The seemingly insurmountable can indeed be overcome, and this year’s Nobel Prize for Chemistry has provided a wonderful example. I would like to take this opportunity to congratulate Professor Stefan Hell once again on his tremendous success. His research focuses on the area of so-called nanobiophotonics. Thanks to his pioneering work, detailed high-resolutions are now possible in microscopy, which were heretofore considered impossible. Essentially he has rendered visible that which was previously invisible. In this way, new and deeper insights into living cells have now been unlocked in the truest sense of the word. His work will help us better understand the causes of diseases and ultimately assist their targeted treatment.
The example of medical research in particular shows very clearly how science can shape our lives. This is the reason why high hopes often rest on the scientific community. So that many of these hopes can become reality, we place an emphasis on the political advancement of science — in healthcare and in many other areas.
In healthcare we place heightened emphasis on previously neglected and poverty-related diseases. This is because developed and research-intensive countries such as Germany have an international responsibility, especially when it comes to medical research. We have made this topic a priority of our G7 presidency for this reason.
In saying this, I draw your attention to Ebola, which is currently afflicting large parts of West Africa. German scientists are involved in the search for ways and means to curb the disease. But it must be said: we would most likely have already developed a vaccine had we given the matter sufficient attention when the epidemic was in its infancy.
Ladies and gentlemen, at this point I could talk at length about what the German government does in cooperation with the federal states to bring science to the forefront time and again.
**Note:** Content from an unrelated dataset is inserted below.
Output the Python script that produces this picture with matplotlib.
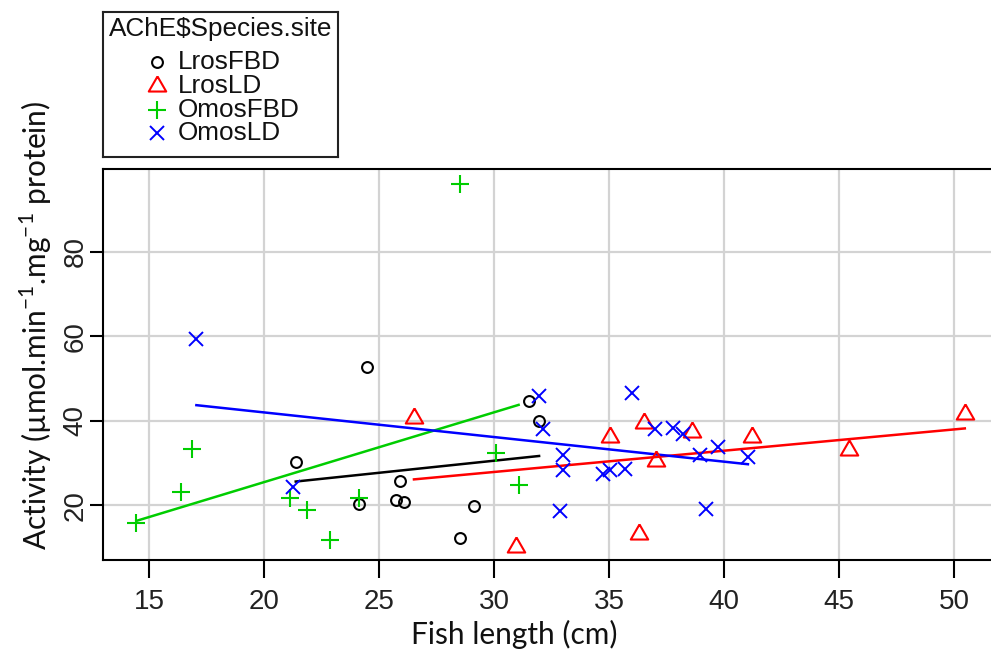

I do not want to go into that in detail here, but I will say that we are constantly guided by this principle: it is only when we are able to break new ground, it is only when we are willing to leave well-trodden paths behind – and encourage others to do so – that can we maintain and improve our prosperity.
Ladies and gentlemen, without a doubt, the Falling Walls Conference offers an outstanding opportunity to promote the German science sector. I make no bones about it: we would like to see more top researchers come from abroad to conduct their research in Germany. Our universities and research institutions have a lot to offer. We are not content to rest on our reputation as the onetime country of poets and thinkers. Whilst we are assembled here today in a museum, it is not with the intention of simply looking to the past. We intend to make a firm name for ourselves as a country of trailblazers.
In doing so we recognize that the shining seal of quality that is “innovation made in Germany” is inconceivable without freedom. This is especially true with regard to education. In the former GDR, for example, many were excluded from universities despite possessing promising talents. A liberal state, however, invests in individuals’ inclinations and abilities.
We celebrate lateral thinkers, people who break new ground. Everyone ought to be given opportunity, but this opportunity must also be seized. This is what makes a country human; this is what makes a country enduringly successful. This is the goal and benchmark of future-oriented, forward-thinking policy, and always will be. To this must be added a large number of initiatives which bring together people with a desire to break new ground, people who want to bring down walls. The Falling Walls Conference is one of these.
I wish you a pleasant evening and successful discussions tomorrow. I welcome you all warmly once again.